People aren’t always sensitive enough, they say, to the pressures the students are facing, both on and off the field and they particularly appreciate the opportunity to get coaches involved in support-system building. Another reason for their youth focus, Karen says, is because the age group is particularly vulnerable.
“Young people haven’t lived enough yet to know that dark and difficult seasons eventually end,” she says.
As a police officer, Jim has taken his story and experience to law enforcement and first responders. These are other vulnerable groups that carry a lot day-to-day and often struggle to seek help, build relationships and reach out. Both Jim and Karen say that these talks and engagements—even as sharing can be emotional and challenging—have been very rewarding. The number of people who’ve expressed feeling seen or being given permission to share after hearing about the Bakers and Jake continues to grow every day.
Eventually, Jim and Karen say, they’d like to use the resources collected by the Fund to help launch outdoor retreats, such as camping and fishing experiences, to create space for real-life connections to form (Jake loved to fish).
“One thing players say to us,” Karen says, “is that they want time and space to connect and bond with each other. It’s particularly important to get people engaging in person and off of their phones.”

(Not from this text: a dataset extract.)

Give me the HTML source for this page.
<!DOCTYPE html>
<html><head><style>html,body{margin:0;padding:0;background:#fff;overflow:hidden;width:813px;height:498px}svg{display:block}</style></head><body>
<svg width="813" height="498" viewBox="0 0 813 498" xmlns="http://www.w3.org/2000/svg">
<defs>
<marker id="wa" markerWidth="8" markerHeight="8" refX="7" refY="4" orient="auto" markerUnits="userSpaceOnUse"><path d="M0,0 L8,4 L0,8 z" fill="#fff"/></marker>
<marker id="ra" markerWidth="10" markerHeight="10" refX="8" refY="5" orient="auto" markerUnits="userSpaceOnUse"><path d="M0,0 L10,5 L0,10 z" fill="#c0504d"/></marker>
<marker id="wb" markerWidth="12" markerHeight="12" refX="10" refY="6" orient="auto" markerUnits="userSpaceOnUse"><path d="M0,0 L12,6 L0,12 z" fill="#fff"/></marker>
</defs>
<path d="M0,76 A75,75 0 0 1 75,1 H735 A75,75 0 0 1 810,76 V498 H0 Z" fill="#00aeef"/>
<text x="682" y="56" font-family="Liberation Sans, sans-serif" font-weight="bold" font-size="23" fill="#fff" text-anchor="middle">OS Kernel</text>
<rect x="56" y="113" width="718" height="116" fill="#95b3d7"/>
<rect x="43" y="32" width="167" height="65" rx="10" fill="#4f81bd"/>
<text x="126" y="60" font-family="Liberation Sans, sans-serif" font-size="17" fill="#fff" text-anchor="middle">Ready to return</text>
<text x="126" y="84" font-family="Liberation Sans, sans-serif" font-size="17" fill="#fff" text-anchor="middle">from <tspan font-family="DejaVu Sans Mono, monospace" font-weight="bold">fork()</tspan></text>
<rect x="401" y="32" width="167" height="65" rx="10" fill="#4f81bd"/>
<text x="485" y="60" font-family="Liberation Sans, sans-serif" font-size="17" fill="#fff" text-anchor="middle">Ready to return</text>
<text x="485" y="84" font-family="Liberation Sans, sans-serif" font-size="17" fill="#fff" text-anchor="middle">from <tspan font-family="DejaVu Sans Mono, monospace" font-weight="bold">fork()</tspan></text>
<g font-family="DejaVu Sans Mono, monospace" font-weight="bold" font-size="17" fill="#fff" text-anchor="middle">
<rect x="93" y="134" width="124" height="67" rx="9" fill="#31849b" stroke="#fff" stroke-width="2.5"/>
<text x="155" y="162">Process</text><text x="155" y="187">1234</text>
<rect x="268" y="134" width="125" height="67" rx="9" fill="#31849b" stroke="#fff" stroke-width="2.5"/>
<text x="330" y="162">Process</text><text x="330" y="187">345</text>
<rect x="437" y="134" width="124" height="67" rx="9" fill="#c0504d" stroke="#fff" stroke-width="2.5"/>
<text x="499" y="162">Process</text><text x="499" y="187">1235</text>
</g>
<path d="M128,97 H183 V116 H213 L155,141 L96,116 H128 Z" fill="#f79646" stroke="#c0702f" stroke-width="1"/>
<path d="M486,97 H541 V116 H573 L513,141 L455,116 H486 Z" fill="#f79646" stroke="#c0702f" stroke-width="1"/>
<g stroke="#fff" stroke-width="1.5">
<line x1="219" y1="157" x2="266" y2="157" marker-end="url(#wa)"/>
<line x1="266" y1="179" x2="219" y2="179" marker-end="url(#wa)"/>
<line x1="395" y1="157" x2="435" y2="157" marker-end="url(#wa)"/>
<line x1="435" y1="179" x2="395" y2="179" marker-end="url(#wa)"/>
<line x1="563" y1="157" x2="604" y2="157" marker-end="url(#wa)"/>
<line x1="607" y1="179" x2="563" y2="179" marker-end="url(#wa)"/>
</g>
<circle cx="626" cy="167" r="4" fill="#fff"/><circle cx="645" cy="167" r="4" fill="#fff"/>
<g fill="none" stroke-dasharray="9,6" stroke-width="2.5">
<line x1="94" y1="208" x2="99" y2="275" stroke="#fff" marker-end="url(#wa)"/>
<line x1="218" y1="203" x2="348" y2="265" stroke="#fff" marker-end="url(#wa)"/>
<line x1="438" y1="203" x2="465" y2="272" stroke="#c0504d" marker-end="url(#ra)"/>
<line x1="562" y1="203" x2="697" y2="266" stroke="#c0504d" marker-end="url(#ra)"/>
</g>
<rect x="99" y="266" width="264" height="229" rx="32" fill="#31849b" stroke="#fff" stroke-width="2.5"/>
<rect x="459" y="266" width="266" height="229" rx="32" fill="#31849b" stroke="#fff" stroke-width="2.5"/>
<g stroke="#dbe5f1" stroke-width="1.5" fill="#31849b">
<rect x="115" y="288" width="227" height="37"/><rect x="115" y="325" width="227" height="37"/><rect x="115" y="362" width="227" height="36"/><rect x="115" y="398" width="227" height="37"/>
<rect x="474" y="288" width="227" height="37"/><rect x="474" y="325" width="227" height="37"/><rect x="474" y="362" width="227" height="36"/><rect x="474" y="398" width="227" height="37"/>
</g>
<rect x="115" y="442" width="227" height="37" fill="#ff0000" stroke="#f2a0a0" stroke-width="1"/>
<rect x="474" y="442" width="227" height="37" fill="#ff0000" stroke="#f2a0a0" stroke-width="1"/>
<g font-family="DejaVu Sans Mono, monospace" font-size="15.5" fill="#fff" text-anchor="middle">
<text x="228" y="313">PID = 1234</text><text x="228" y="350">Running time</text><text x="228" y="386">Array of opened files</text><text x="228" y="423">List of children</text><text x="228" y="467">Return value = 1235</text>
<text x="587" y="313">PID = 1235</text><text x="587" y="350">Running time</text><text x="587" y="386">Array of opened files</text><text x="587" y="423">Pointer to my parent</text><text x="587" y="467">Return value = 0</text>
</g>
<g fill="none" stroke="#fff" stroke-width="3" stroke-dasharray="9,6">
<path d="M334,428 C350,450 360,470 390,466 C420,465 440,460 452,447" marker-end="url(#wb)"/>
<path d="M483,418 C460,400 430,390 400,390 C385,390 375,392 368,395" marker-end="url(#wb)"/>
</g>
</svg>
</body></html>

The Jake Baker 27 Fund plans to work with local Parks & Recreation organizations to design these retreats that schools and colleges can opt in to. For now, they continue with speaking engagements, workshops and handing out merch that exhibits Jake’s drawings (his lighthouse portrait is significant) and reminds people that they are never alone.

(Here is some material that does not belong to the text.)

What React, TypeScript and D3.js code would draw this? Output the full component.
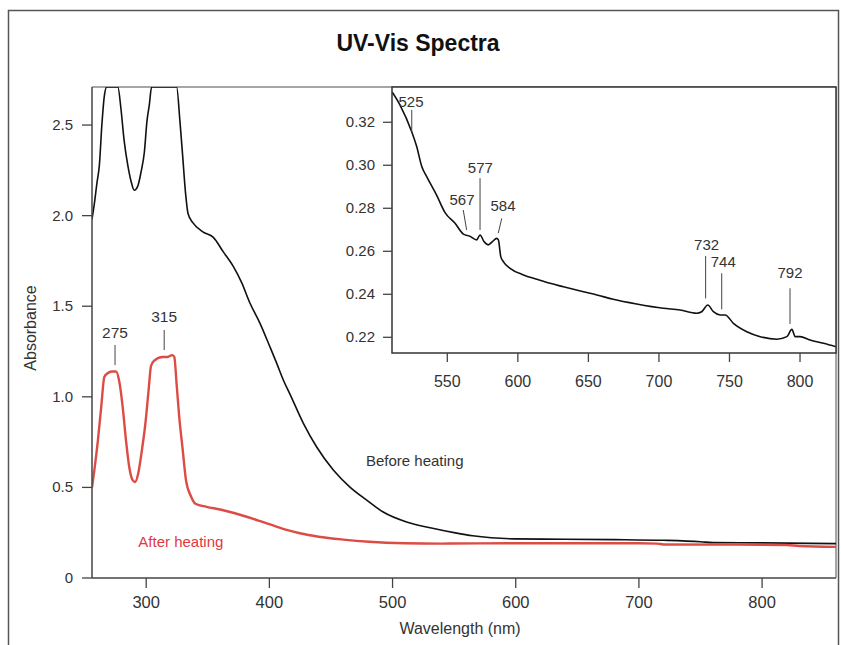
import React from "react";
import * as d3 from "d3";

// ---- data ----
const beforeWl = [256, 258, 260, 262, 264, 266, 268, 277, 279.5, 282, 285, 287.7, 290.3, 293, 295.8, 298.5, 300.6, 302.5, 304.4, 324.7, 327.4, 329.6, 332, 334, 338, 346, 354.5, 362.6, 370.7, 377.5, 384.2, 392.3, 400.5, 405.9, 411.3, 416.7, 427.5, 438.4, 451.9, 465.4, 479, 492.4, 511.4, 531.5, 551, 565, 580, 599, 640, 680, 720, 750, 760, 800, 860];
const beforeAbs = [1.98, 2.07, 2.18, 2.28, 2.5, 2.66, 2.71, 2.71, 2.59, 2.42, 2.28, 2.19, 2.14, 2.16, 2.24, 2.35, 2.52, 2.61, 2.71, 2.71, 2.52, 2.33, 2.12, 2.01, 1.96, 1.91, 1.88, 1.8, 1.72, 1.63, 1.518, 1.407, 1.275, 1.186, 1.093, 1.015, 0.855, 0.723, 0.596, 0.502, 0.43, 0.364, 0.309, 0.276, 0.249, 0.233, 0.222, 0.216, 0.214, 0.212, 0.208, 0.2, 0.195, 0.194, 0.19];

const afterWl = [256, 258, 260.8, 263.5, 266, 268.7, 272, 275.5, 278, 280.9, 283.6, 286.3, 289, 291, 293.6, 296.6, 299.3, 302, 303.9, 306.6, 313.3, 317.4, 321, 322.8, 324.7, 326.8, 329.6, 332.3, 336.4, 340, 349, 360, 370.5, 381.5, 392, 403, 414, 424.8, 440, 460, 481, 510, 540, 600, 650, 700, 715, 720, 780, 820, 830, 860];
const afterAbs = [0.5, 0.6, 0.76, 0.945, 1.11, 1.13, 1.14, 1.14, 1.09, 0.945, 0.76, 0.61, 0.54, 0.53, 0.58, 0.71, 0.85, 1.04, 1.17, 1.2, 1.22, 1.22, 1.23, 1.22, 1.07, 0.89, 0.71, 0.54, 0.45, 0.41, 0.393, 0.378, 0.36, 0.338, 0.315, 0.29, 0.266, 0.247, 0.228, 0.212, 0.2, 0.192, 0.19, 0.192, 0.192, 0.192, 0.19, 0.185, 0.184, 0.182, 0.177, 0.172];

const insetWl = [511, 516.5, 524.7, 528.3, 531.9, 535.4, 542.5, 548.4, 555.5, 561.4, 566, 570.8, 573.2, 576, 579, 582, 585, 586.2, 587.9, 589.7, 594.5, 604, 613.4, 622.8, 632.3, 646.5, 656, 667.6, 684.2, 703, 715, 726.7, 730.3, 734.6, 738.6, 743.4, 746.9, 752.8, 762.3, 771.8, 783.6, 790.7, 794.2, 796.6, 800, 807.1, 816.6, 825.5];
const insetAbs = [0.334, 0.328, 0.3157, 0.3087, 0.2994, 0.2947, 0.286, 0.278, 0.273, 0.268, 0.267, 0.2653, 0.2676, 0.2645, 0.263, 0.2645, 0.266, 0.2653, 0.2575, 0.2552, 0.2521, 0.249, 0.247, 0.2451, 0.2435, 0.2412, 0.2397, 0.2377, 0.2355, 0.2335, 0.2327, 0.2312, 0.2319, 0.235, 0.2319, 0.2304, 0.2304, 0.2265, 0.2226, 0.2203, 0.2191, 0.2203, 0.2237, 0.2203, 0.2203, 0.2187, 0.2172, 0.2156];

const mainXTicks = [300, 400, 500, 600, 700, 800];
const mainYTicks = [0, 0.5, 1.0, 1.5, 2.0, 2.5];
const insetXTicks = [550, 600, 650, 700, 750, 800];
const insetYTicks = [0.22, 0.24, 0.26, 0.28, 0.3, 0.32];

// main peak labels: wavelength, line top / bottom absorbance, text baseline absorbance
const mainPeaks = [
  { label: "275", wl: 274.7, a1: 1.286, a2: 1.175, ta: 1.325 },
  { label: "315", wl: 314.6, a1: 1.369, a2: 1.258, ta: 1.413 },
];

// inset peak labels (line from (w1,a1) to (w2,a2), text at (tw,ta))
const insetPeaks = [
  { label: "525", w1: 524.8, a1: 0.3257, w2: 524.8, a2: 0.3156, tw: 524.3, ta: 0.3273 },
  { label: "567", w1: 561.3, a1: 0.2792, w2: 563.7, a2: 0.2699, tw: 560.4, ta: 0.2815 },
  { label: "577", w1: 573.2, a1: 0.294, w2: 573.2, a2: 0.2699, tw: 573.4, ta: 0.2964 },
  { label: "584", w1: 588.6, a1: 0.2753, w2: 586.1, a2: 0.2684, tw: 589.5, ta: 0.2787 },
  { label: "732", w1: 733.1, a1: 0.2578, w2: 733.1, a2: 0.2381, tw: 733.8, ta: 0.2606 },
  { label: "744", w1: 744.5, a1: 0.2498, w2: 744.5, a2: 0.233, tw: 745.6, ta: 0.2528 },
  { label: "792", w1: 792.9, a1: 0.2428, w2: 792.9, a2: 0.2262, tw: 792.9, ta: 0.2476 },
];

const FONT = "'Liberation Sans', Arial, sans-serif";
const TXT = "#333";

type Scale = d3.ScaleLinear<number, number>;

const toPath = (wl: number[], ab: number[], sx: Scale, sy: Scale) =>
  d3
    .line<number>()
    .x((i) => sx(wl[i]))
    .y((i) => sy(ab[i]))
    .curve(d3.curveMonotoneX)(wl.map((_, i) => i)) || "";

export default function App() {
  const W = 841;
  const H = 645;
  const m = { left: 92, right: 836, top: 87, bottom: 578 };
  const ins = { left: 392, right: 836, top: 87, bottom: 353 };

  const x = d3.scaleLinear().domain([256, 860]).range([m.left, m.right]);
  const y = d3.scaleLinear().domain([0, 2.71]).range([m.bottom, m.top]);
  const ix = d3.scaleLinear().domain([510.8, 825.5]).range([ins.left, ins.right]);
  const iy = d3.scaleLinear().domain([0.2127, 0.3364]).range([ins.bottom, ins.top]);

  const beforePath = toPath(beforeWl, beforeAbs, x, y);
  const afterPath = toPath(afterWl, afterAbs, x, y);
  const insetPath = toPath(insetWl, insetAbs, ix, iy);

  return (
    <svg
      width={W}
      height={H}
      style={{ position: "absolute", left: 0, top: 0, background: "#fff" }}
      fontFamily={FONT}
    >
      <defs>
        <clipPath id="mainClip">
          <rect x={m.left} y={m.top} width={m.right - m.left} height={m.bottom - m.top} />
        </clipPath>
        <clipPath id="insetClip">
          <rect x={ins.left} y={ins.top} width={ins.right - ins.left} height={ins.bottom - ins.top} />
        </clipPath>
      </defs>

      {/* outer frame */}
      <rect x={8.5} y={10.5} width={830} height={660} fill="none" stroke="#555" strokeWidth={1.5} />

      <text x={418} y={51} textAnchor="middle" fontSize={23} fontWeight="bold" fill="#111"
        fontFamily="'Liberation Sans Narrow', 'Arial Narrow', sans-serif">
        UV-Vis Spectra
      </text>

      {/* main frame */}
      <line x1={m.left} x2={m.right} y1={m.top} y2={m.top} stroke="#888" strokeWidth={1.5} />
      <line x1={m.right} x2={m.right} y1={m.top} y2={m.bottom} stroke="#888" strokeWidth={1.5} />

      {/* main curves */}
      <g clipPath="url(#mainClip)">
        <path d={beforePath} fill="none" stroke="#111" strokeWidth={1.6} strokeLinejoin="round" />
        <path d={afterPath} fill="none" stroke="#dd4b45" strokeWidth={2.4} strokeLinejoin="round" />
      </g>

      {/* main axes */}
      <line x1={m.left} x2={m.left} y1={m.top} y2={m.bottom} stroke="#444" strokeWidth={1.5} />
      <line x1={m.left} x2={m.right} y1={m.bottom} y2={m.bottom} stroke="#444" strokeWidth={1.5} />
      {mainYTicks.map((t) => (
        <g key={"my" + t}>
          <line x1={m.left - 10} x2={m.left} y1={y(t)} y2={y(t)} stroke="#444" strokeWidth={1.3} />
          <text x={m.left - 19} y={y(t) + 5} textAnchor="end" fontSize={15} fill={TXT}>
            {t === 0 ? "0" : t.toFixed(1)}
          </text>
        </g>
      ))}
      {mainXTicks.map((t) => (
        <g key={"mx" + t}>
          <line x1={x(t)} x2={x(t)} y1={m.bottom} y2={m.bottom + 10} stroke="#444" strokeWidth={1.3} />
          <text x={x(t)} y={m.bottom + 30} textAnchor="middle" fontSize={16.5} fill={TXT}>
            {t}
          </text>
        </g>
      ))}
      <text x={460} y={634} textAnchor="middle" fontSize={16} fill={TXT}>
        Wavelength (nm)
      </text>
      <text transform={`translate(36, 328) rotate(-90)`} textAnchor="middle" fontSize={16} fill={TXT}>
        Absorbance
      </text>

      {/* main annotations */}
      {mainPeaks.map((p) => (
        <g key={p.label}>
          <line x1={x(p.wl)} x2={x(p.wl)} y1={y(p.a1)} y2={y(p.a2)} stroke="#444" strokeWidth={1} />
          <text x={x(p.wl)} y={y(p.ta)} textAnchor="middle" fontSize={15.5} fill={TXT}>
            {p.label}
          </text>
        </g>
      ))}
      <text x={x(478.4)} y={y(0.618)} fontSize={15} fill={TXT}>
        Before heating
      </text>
      <text x={x(293.6)} y={y(0.171)} fontSize={15} fill="#e0393e">
        After heating
      </text>

      {/* inset */}
      <rect x={ins.left} y={ins.top} width={ins.right - ins.left} height={ins.bottom - ins.top} fill="#fff" />
      <g clipPath="url(#insetClip)">
        <path d={insetPath} fill="none" stroke="#111" strokeWidth={1.6} strokeLinejoin="round" />
      </g>
      <rect x={ins.left} y={ins.top} width={ins.right - ins.left} height={ins.bottom - ins.top} fill="none" stroke="#333" strokeWidth={1.5} />
      {insetYTicks.map((t) => (
        <g key={"iy" + t}>
          <line x1={ins.left - 9} x2={ins.left} y1={iy(t)} y2={iy(t)} stroke="#444" strokeWidth={1.3} />
          <text x={ins.left - 17} y={iy(t) + 5} textAnchor="end" fontSize={15} fill={TXT}>
            {t.toFixed(2)}
          </text>
        </g>
      ))}
      {insetXTicks.map((t) => (
        <g key={"ix" + t}>
          <line x1={ix(t)} x2={ix(t)} y1={ins.bottom} y2={ins.bottom + 9} stroke="#444" strokeWidth={1.3} />
          <text x={ix(t)} y={ins.bottom + 34} textAnchor="middle" fontSize={16} fill={TXT}>
            {t}
          </text>
        </g>
      ))}
      {insetPeaks.map((p) => (
        <g key={p.label}>
          <line x1={ix(p.w1)} x2={ix(p.w2)} y1={iy(p.a1)} y2={iy(p.a2)} stroke="#444" strokeWidth={1} />
          <text x={ix(p.tw)} y={iy(p.ta)} textAnchor="middle" fontSize={15} fill={TXT}>
            {p.label}
          </text>
        </g>
      ))}
    </svg>
  );
}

The last element of the Jake Baker 27 project currently in the works is the restoration of Jake’s beloved 1993 Ford Ranger pickup truck, which will become a showpiece vehicle with lights, logos and signature colors. The Bakers plan to park the Ranger at events to draw attention and get people talking about the mission. Jake worked on it constantly and took pride in it, and it often made the four-hour trip with him to Slippery Rock.

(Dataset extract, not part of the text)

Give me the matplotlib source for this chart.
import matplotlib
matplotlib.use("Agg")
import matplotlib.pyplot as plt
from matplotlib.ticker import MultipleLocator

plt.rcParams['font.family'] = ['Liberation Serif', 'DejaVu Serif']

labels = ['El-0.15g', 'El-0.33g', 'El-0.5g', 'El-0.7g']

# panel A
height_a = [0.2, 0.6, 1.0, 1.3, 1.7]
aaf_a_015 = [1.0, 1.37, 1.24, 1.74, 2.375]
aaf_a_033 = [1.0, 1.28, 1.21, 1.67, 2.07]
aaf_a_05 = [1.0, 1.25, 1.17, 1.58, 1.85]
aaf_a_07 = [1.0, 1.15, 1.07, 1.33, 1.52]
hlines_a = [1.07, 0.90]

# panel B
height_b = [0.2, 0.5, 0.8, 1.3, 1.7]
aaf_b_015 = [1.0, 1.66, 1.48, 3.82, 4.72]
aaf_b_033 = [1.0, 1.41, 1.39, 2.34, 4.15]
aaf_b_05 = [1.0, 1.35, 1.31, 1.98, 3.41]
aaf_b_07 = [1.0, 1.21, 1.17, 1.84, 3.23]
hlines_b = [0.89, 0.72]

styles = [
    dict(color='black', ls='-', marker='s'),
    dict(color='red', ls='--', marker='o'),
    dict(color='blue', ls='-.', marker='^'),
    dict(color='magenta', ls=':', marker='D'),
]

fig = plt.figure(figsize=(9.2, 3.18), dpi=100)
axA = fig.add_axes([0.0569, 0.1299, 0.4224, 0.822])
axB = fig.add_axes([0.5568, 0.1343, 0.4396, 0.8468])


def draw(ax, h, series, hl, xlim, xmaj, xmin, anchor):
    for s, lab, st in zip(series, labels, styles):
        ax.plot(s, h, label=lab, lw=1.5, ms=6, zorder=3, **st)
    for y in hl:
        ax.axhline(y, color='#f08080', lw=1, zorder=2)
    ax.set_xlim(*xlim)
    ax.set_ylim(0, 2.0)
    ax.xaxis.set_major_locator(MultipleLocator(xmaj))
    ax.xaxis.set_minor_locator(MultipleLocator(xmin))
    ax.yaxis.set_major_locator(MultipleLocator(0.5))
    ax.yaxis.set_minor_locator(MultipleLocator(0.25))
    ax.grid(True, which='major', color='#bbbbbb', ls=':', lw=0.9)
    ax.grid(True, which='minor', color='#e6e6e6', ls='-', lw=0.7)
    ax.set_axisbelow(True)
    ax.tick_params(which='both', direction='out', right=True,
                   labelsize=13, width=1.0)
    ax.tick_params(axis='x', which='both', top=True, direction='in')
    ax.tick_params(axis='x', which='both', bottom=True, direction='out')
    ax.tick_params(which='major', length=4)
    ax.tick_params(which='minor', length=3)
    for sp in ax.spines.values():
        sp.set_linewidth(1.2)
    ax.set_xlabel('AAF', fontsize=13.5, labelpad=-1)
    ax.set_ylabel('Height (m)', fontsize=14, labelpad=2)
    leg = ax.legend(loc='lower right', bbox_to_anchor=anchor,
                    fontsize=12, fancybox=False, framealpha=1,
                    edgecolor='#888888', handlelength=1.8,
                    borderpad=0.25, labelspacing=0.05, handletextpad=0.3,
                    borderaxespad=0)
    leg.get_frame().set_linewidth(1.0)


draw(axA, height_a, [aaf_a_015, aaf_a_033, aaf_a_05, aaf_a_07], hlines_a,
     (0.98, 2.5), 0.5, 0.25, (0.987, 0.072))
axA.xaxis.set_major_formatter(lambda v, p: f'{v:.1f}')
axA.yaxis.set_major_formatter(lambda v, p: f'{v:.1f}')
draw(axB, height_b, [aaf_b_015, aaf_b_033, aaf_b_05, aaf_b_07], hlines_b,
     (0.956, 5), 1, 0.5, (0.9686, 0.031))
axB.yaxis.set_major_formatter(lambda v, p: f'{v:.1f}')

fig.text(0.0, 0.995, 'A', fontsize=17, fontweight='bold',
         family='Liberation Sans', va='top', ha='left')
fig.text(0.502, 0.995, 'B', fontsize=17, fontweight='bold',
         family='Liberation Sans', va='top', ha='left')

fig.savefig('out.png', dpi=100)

Jim and Karen encourage anyone and everyone touched by Jake’s story and their mission to get involved at jakebaker27.org. You can follow the Jake Baker 27 Fund on Instagram at @jakebaker_27 or reach out via email at jakebaker27.org@gmail.com. As the Fund and organization scales up, the Bakers will welcome ambassadors and volunteers.
Finally, the Bakers know that the most important person cheering on their mission to help others build relational support is Jake himself. Karen testifies to the number of signs and “coincidences” which have proved that Jake is still with them, smiling down—not least of which has been the discovery, during the Ford Ranger restoration process, that rattling inside the dashboard was exactly 27 cents.
We realized immediately that we wanted to be vulnerable with others and to share Jake’s story. It’s the only way we’ll be able to create change.